INSTRUCTIONS FOR THE TASK - Set down exactly the lines of the listing below, please, beginning with the first and ending with the line that holds "(ou1-in3) at (607,301);".
#### DATA EXTRACT ####
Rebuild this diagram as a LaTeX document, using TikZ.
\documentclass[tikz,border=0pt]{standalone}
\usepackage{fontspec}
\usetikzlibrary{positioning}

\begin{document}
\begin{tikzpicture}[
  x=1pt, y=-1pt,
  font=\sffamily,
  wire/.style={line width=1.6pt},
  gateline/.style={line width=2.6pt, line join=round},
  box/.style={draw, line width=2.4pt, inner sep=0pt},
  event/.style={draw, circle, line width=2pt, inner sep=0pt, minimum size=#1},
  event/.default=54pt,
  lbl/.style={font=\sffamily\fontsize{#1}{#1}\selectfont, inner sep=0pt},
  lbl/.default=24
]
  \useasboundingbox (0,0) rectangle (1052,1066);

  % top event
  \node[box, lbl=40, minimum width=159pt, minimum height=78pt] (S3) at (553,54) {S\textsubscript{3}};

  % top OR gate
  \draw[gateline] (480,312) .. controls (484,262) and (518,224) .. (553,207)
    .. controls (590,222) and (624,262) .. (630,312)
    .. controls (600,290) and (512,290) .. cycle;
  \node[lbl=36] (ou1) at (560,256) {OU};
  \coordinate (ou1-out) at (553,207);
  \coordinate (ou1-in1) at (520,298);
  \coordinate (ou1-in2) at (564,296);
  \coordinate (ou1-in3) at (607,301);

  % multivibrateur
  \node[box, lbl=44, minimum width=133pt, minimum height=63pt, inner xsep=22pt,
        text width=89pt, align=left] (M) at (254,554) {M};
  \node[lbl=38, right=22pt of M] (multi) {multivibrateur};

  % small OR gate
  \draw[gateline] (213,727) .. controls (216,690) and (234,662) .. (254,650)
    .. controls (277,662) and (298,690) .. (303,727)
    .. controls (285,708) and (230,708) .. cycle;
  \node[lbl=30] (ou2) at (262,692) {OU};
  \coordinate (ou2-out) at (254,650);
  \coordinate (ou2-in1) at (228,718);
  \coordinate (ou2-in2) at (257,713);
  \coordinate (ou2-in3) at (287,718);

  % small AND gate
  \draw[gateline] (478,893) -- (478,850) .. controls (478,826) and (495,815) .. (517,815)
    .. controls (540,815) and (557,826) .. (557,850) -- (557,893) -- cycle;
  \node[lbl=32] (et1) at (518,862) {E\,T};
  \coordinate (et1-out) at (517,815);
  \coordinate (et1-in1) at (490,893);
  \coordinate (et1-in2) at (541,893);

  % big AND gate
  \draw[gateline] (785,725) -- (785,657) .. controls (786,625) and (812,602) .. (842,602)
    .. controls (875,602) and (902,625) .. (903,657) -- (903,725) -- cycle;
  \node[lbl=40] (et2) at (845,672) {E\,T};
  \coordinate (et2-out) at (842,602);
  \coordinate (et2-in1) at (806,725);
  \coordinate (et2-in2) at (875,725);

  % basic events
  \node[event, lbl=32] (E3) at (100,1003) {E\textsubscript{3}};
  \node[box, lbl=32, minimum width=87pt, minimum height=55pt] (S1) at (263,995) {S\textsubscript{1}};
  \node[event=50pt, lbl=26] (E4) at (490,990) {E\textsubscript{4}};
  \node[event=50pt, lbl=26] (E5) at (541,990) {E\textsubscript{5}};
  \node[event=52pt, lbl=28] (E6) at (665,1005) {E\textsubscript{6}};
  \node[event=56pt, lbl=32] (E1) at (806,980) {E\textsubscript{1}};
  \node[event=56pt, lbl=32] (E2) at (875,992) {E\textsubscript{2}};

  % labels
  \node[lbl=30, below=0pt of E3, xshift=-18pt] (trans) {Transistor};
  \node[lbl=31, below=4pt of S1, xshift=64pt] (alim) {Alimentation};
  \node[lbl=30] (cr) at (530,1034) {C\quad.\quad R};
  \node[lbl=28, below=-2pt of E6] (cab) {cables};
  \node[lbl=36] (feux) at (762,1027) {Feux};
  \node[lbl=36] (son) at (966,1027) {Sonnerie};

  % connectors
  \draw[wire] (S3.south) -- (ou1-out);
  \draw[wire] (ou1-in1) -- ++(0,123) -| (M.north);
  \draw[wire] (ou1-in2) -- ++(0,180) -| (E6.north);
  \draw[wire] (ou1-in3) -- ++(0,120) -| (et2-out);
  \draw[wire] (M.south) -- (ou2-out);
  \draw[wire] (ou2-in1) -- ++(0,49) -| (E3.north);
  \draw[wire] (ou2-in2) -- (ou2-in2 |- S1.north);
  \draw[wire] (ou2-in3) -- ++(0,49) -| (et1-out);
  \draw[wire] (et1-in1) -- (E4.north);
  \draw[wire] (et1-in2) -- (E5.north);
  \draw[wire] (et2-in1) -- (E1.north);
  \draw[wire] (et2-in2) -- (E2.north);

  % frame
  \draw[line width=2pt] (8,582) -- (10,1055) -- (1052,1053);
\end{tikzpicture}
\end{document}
####
THE REPLY -
Rebuild this diagram as a LaTeX document, using TikZ.
\documentclass[tikz,border=0pt]{standalone}
\usepackage{fontspec}
\usetikzlibrary{positioning}

\begin{document}
\begin{tikzpicture}[
  x=1pt, y=-1pt,
  font=\sffamily,
  wire/.style={line width=1.6pt},
  gateline/.style={line width=2.6pt, line join=round},
  box/.style={draw, line width=2.4pt, inner sep=0pt},
  event/.style={draw, circle, line width=2pt, inner sep=0pt, minimum size=#1},
  event/.default=54pt,
  lbl/.style={font=\sffamily\fontsize{#1}{#1}\selectfont, inner sep=0pt},
  lbl/.default=24
]
  \useasboundingbox (0,0) rectangle (1052,1066);

  % top event
  \node[box, lbl=40, minimum width=159pt, minimum height=78pt] (S3) at (553,54) {S\textsubscript{3}};

  % top OR gate
  \draw[gateline] (480,312) .. controls (484,262) and (518,224) .. (553,207)
    .. controls (590,222) and (624,262) .. (630,312)
    .. controls (600,290) and (512,290) .. cycle;
  \node[lbl=36] (ou1) at (560,256) {OU};
  \coordinate (ou1-out) at (553,207);
  \coordinate (ou1-in1) at (520,298);
  \coordinate (ou1-in2) at (564,296);
  \coordinate (ou1-in3) at (607,301);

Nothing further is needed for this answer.